As developers, we're always trying to get our clients as involved as possible with the work we're doing for them. We milestone all activities on our project management system, we share task lists, issues - we share everything. In the old days, we used to maintain a public set of screens for clients and private ones for ourselves. We thought it wasn't cool to let clients know that such-and-such a feature wasn't working just yet, or that perhaps we'd all misunderstood how a certain form needed to work - we'd keep all that behind the scenes. But these days we just put everything out there. It's a way of working that is trustful and once you do it entirely natural. When there are elements in projects that aren't going exactly how you think they should - and yes, I think that happens in every single software project - then you want to communicate this as quickly as possible and resolve it. We think we're working on the same team as our client. We ask our clients to pay a fair price for our work and they have every right to expect we'll give them 100% to get the job done right. And where problems arise, we try to deal with them as quickly and openly as possible.
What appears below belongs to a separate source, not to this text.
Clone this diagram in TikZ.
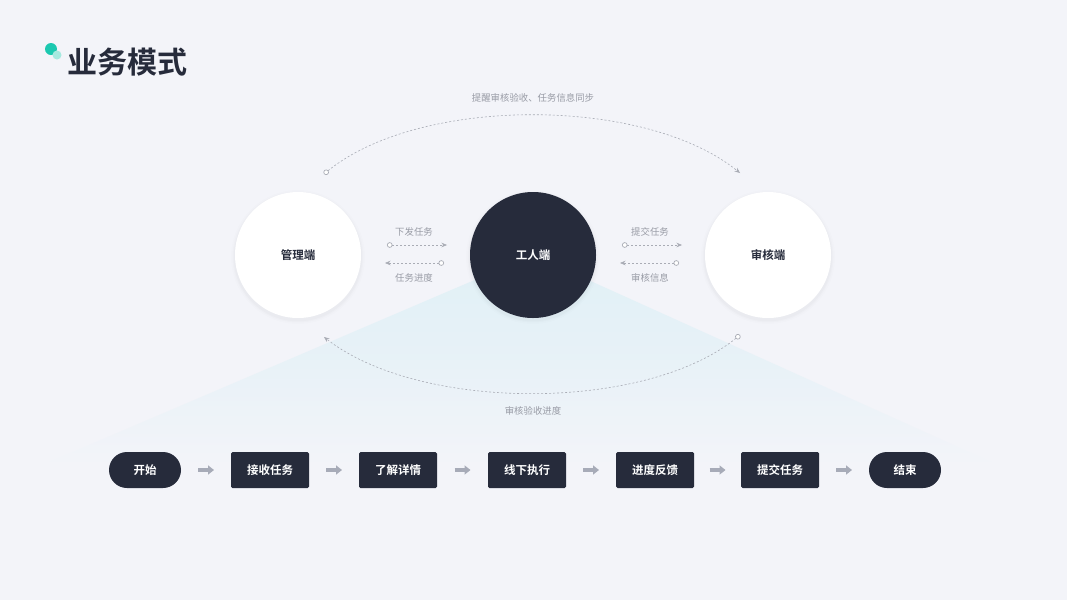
\documentclass[tikz,border=0pt]{standalone}
\usepackage{fontspec}
\setmainfont{Noto Sans CJK SC}[BoldFont={Noto Sans CJK SC Bold}]
\usetikzlibrary{arrows.meta,shadings}
\definecolor{bg}{HTML}{F3F4F9}
\definecolor{dark}{HTML}{262B3B}
\definecolor{lbl}{HTML}{999CA6}
\definecolor{dline}{HTML}{A9ACB5}
\definecolor{teal}{HTML}{1BC8B0}
\definecolor{lteal}{HTML}{A6E9DF}
\definecolor{fan}{HTML}{E0F0F6}
\definecolor{flowarrow}{HTML}{A7ABB8}
\tikzset{
  circw/.style={circle,minimum size=126pt,inner sep=0pt,fill=white,font=\bfseries\fontsize{11.5}{13}\selectfont,text=dark},
  circd/.style={circle,minimum size=126pt,inner sep=0pt,fill=dark,font=\bfseries\fontsize{11.5}{13}\selectfont,text=white},
  lab/.style={font=\fontsize{9.4}{11}\selectfont,text=lbl,inner sep=1pt},
  flowbox/.style={rectangle,rounded corners=1.5pt,fill=dark,minimum width=78pt,minimum height=36pt,inner sep=0pt,font=\bfseries\fontsize{11.5}{13}\selectfont,text=white},
  flowpill/.style={rectangle,rounded corners=18pt,fill=dark,minimum width=72pt,minimum height=36pt,inner sep=0pt,font=\bfseries\fontsize{11.5}{13}\selectfont,text=white},
  dline/.style={draw=dline,line width=0.6pt,dash pattern=on 2pt off 2pt},
  dotstart/.style={{Circle[open,length=5.5pt,width=5.5pt,fill=white,line width=0.7pt]}-{Stealth[length=5.5pt,width=4.5pt]}},
  farrow/.style={draw=flowarrow,line width=3.6pt,-{Triangle[length=6pt,width=9pt]}},
}
\begin{document}
\begin{tikzpicture}[x=1pt,y=-1pt]
\fill[bg] (0,0) rectangle (1067,600);
\useasboundingbox (0,0) rectangle (1067,600);
% fan
\shade[top color=fan,bottom color=bg,middle color=fan!60!bg] (533,255) -- (40,466) -- (1000,466) -- cycle;
% title
\fill[teal] (51,49) circle (6);
\fill[lteal] (57,55) circle (4.5);
\node[anchor=west,font=\bfseries\fontsize{30}{33}\selectfont,text=dark,inner sep=0pt] (title) at (67,62) {业务模式};
% shadows
\foreach \cx in {298,533,768}{
  \foreach \r/\o in {67/0.008,65.5/0.012,64.3/0.016}{
    \fill[black,opacity=\o] (\cx,257) circle (\r);
  }
}
% circles
\node[circw] (mgr) at (298,255) {管理端};
\node[circd] (wrk) at (533,255) {工人端};
\node[circw] (aud) at (768,255) {审核端};
% arc endpoints
\coordinate (ta) at (324,174);
\coordinate (tb) at (740,173);
\coordinate (ba) at (740,335);
\coordinate (bb) at (324,337);
\draw[dline,dotstart] (ta) .. controls (420,96) and (645,96) .. (tb);
\draw[dline,dotstart] (ba) .. controls (645,412) and (420,412) .. (bb);
\node[lab] (toplab) at (533,98) {提醒审核验收、任务信息同步};
\node[lab] (botlab) at (533,411) {审核验收进度};
% middle arrows
\coordinate (l1a) at (387,245); \coordinate (l1b) at (447,245);
\coordinate (l2a) at (444,263); \coordinate (l2b) at (385,263);
\coordinate (r1a) at (622,245); \coordinate (r1b) at (682,245);
\coordinate (r2a) at (679,263); \coordinate (r2b) at (620,263);
\draw[dline,dotstart] (l1a) -- (l1b);
\draw[dline,dotstart] (l2a) -- (l2b);
\draw[dline,dotstart] (r1a) -- (r1b);
\draw[dline,dotstart] (r2a) -- (r2b);
\node[lab] (ll1) at (414,232) {下发任务};
\node[lab] (ll2) at (414,278) {任务进度};
\node[lab] (rl1) at (650,232) {提交任务};
\node[lab] (rl2) at (650,278) {审核信息};
% flow
\node[flowpill] (f0) at (145,470) {开始};
\node[flowbox] (f1) at (270,470) {接收任务};
\node[flowbox] (f2) at (398,470) {了解详情};
\node[flowbox] (f3) at (527,470) {线下执行};
\node[flowbox] (f4) at (655,470) {进度反馈};
\node[flowbox] (f5) at (780,470) {提交任务};
\node[flowpill] (f6) at (905,470) {结束};
\foreach \a/\b in {f0/f1,f1/f2,f2/f3,f3/f4,f4/f5,f5/f6}{
  \path (\a.east) -- (\b.west) coordinate[pos=0.5] (m\a);
  \draw[farrow] ([xshift=-8pt]m\a) -- ([xshift=8pt]m\a);
}
\end{tikzpicture}
\end{document}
Having managed many projects over many years, the one thing I can say for certainty is that while there are plenty of ways of doing it wrong, there are equally plenty of ways of doing it right. Today we're heavily influence by Agile. We work with a sprint mentality. But I think it's wrong to assume this is anything like the last word on best practice. Our approaches, systems and the tools we use to manage our projects are constantly evolving. However, having clear project phasing, effective communication and honest open sharing are the foundations of any successful project.